Wednesday's strike on the UN-run Al Jawni School in central Gaza, which is housing displaced Palestinians, killed 18 people. including six employees of the United Nations Agency for Palestinian Refugees (UNRWA).
It was the deadliest single incident for the agency in more than 11 months of war and drew international condemnation.
"One colleague said that they're not wearing the UNRWA vest anymore because they feel that that turns them into a target," UNRWA senior deputy director Sam Rose told AFP on Saturday after visiting the shelter in Nuseirat.
"Another one said that that morning, their children had stopped them from coming into the shelter," he said in an online interview from Gaza.
The colleagues were gathering for a post-work meal in a classroom when the strike flattened part of the building, leaving only a charred heap of rebar and concrete.
"A son of one of the staff had brought a meal into the building," Rose said, adding the group then debated whether to eat it in the principal's office before settling on what appeared to be a classroom decorated with pictures of scientists.

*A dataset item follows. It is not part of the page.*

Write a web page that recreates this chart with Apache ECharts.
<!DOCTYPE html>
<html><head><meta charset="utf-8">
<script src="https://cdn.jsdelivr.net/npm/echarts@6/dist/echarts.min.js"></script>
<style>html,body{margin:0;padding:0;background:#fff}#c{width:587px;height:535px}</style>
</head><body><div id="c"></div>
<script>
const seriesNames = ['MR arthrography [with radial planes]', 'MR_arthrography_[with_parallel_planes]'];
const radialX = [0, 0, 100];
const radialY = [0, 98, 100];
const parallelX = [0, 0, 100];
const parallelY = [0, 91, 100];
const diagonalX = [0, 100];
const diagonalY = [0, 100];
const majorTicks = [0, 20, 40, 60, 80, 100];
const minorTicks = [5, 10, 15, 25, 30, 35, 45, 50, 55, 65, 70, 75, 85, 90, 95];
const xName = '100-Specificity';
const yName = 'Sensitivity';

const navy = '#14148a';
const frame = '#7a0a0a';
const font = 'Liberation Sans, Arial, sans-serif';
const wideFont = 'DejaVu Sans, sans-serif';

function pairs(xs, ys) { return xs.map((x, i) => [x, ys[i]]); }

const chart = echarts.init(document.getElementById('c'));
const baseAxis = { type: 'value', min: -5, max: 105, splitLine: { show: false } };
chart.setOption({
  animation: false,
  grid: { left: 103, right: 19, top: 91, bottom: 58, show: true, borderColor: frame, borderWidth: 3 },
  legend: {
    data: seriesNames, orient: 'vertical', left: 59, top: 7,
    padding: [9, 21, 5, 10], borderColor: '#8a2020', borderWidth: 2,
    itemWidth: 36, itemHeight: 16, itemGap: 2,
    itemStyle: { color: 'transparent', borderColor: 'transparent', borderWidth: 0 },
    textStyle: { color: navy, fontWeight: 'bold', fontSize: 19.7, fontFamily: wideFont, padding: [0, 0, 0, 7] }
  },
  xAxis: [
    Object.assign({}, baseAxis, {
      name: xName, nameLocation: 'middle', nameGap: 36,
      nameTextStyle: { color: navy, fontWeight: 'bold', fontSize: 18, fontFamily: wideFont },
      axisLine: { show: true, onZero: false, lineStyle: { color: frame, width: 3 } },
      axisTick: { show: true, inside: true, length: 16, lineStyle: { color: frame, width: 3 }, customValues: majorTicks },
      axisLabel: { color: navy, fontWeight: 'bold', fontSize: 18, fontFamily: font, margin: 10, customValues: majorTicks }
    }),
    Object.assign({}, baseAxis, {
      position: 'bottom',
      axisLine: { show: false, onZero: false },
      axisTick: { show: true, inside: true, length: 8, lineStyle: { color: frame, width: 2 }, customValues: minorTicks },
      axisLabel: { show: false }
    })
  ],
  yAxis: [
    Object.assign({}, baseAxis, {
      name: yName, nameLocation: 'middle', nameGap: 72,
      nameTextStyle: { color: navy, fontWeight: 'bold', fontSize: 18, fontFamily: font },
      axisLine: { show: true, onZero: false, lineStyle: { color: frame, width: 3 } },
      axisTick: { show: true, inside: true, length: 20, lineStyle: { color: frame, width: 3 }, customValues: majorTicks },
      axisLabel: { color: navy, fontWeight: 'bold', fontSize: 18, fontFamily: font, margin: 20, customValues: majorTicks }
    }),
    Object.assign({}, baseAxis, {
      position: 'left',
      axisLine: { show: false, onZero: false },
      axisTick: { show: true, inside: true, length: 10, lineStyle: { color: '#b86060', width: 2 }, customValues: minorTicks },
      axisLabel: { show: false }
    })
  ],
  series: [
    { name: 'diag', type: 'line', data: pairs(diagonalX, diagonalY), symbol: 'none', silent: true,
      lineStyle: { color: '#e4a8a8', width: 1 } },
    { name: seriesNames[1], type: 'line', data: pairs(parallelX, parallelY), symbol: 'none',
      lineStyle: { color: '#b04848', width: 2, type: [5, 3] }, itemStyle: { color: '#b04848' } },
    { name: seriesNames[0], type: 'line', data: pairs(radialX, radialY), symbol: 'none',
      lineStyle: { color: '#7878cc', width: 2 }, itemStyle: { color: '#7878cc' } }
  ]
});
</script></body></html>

"They were eating when the bomb hit."
The Israeli military claimed it had conducted a "precise strike" on Hamas within the school grounds.
'Fear and anger'
The Israeli military published what it said was a list of nine Hamas fighters killed in the Nuseirat strike, including three it said were employees of UNRWA.

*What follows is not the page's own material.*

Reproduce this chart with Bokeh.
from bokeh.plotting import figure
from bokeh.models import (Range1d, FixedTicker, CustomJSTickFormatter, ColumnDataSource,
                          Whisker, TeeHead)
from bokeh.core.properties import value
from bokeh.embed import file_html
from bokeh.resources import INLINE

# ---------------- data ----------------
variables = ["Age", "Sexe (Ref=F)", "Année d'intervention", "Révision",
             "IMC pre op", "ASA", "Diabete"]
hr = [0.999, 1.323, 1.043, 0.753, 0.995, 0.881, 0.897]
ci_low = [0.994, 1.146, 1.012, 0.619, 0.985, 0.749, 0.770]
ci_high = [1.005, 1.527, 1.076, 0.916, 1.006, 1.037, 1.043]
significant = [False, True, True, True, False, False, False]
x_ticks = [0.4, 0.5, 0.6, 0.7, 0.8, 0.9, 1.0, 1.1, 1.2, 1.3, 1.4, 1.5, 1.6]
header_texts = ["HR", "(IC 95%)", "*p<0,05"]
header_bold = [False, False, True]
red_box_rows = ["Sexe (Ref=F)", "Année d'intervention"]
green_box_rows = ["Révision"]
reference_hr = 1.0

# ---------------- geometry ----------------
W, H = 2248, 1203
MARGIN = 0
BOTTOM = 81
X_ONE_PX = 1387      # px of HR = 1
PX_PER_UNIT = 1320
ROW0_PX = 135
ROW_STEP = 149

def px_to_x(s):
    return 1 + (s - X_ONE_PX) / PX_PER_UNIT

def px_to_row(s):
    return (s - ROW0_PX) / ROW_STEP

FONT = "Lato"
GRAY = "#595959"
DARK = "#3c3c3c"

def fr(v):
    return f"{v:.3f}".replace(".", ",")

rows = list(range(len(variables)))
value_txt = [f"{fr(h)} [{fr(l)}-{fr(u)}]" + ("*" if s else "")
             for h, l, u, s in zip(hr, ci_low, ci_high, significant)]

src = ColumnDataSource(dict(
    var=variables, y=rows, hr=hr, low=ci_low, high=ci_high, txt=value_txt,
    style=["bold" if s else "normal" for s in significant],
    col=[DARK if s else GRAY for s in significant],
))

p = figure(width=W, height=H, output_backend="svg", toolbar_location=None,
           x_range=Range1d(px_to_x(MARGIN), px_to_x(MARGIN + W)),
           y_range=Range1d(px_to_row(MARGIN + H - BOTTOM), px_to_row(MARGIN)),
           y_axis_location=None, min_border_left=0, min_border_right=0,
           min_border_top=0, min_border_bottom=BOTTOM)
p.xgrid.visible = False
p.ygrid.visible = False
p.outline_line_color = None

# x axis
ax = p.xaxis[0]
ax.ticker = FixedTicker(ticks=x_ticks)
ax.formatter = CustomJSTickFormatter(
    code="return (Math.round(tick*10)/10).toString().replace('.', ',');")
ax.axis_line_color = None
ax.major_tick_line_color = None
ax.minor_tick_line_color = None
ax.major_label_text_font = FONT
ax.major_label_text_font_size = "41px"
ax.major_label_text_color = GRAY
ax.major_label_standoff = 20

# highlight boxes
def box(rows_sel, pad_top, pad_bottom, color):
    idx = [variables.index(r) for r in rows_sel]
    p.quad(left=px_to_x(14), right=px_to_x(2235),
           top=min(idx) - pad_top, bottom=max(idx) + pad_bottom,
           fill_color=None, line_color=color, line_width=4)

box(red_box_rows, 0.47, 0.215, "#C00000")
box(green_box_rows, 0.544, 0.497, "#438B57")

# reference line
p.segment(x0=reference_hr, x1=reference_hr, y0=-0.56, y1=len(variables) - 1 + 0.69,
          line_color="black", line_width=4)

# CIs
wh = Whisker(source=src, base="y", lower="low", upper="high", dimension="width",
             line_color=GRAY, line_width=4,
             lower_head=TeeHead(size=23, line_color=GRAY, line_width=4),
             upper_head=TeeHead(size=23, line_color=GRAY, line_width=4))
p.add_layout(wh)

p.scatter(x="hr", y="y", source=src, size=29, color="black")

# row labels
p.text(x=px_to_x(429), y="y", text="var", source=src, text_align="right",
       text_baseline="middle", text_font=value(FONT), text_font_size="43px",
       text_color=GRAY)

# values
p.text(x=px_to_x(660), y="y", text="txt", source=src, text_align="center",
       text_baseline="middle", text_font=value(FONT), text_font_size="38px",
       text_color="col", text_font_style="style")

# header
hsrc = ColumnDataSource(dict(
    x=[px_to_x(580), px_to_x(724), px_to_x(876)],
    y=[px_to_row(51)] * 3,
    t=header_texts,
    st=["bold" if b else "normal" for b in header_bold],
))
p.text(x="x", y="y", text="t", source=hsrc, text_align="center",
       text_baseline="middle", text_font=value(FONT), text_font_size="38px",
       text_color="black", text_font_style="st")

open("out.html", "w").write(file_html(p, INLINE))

Rose said such statements further battered morale among UN staffers still at the school, where thousands have sought shelter from a war that has displaced nearly all of Gaza's 2.4 million population at least once.
"They were particularly angry by the allegations that had been made as to the involvement of their colleagues," Rose said.
"They felt that this was a stain on the memory of dear colleagues, dear friends," he added, describing the mood as "bereft" and "desperate".
On Friday, UNRWA announced one of its employees was killed during an Israeli raid in the occupied West Bank, the first such death in the territory in more than a decade.
UNRWA has more than 30,000 employees in the Palestinian territories and elsewhere.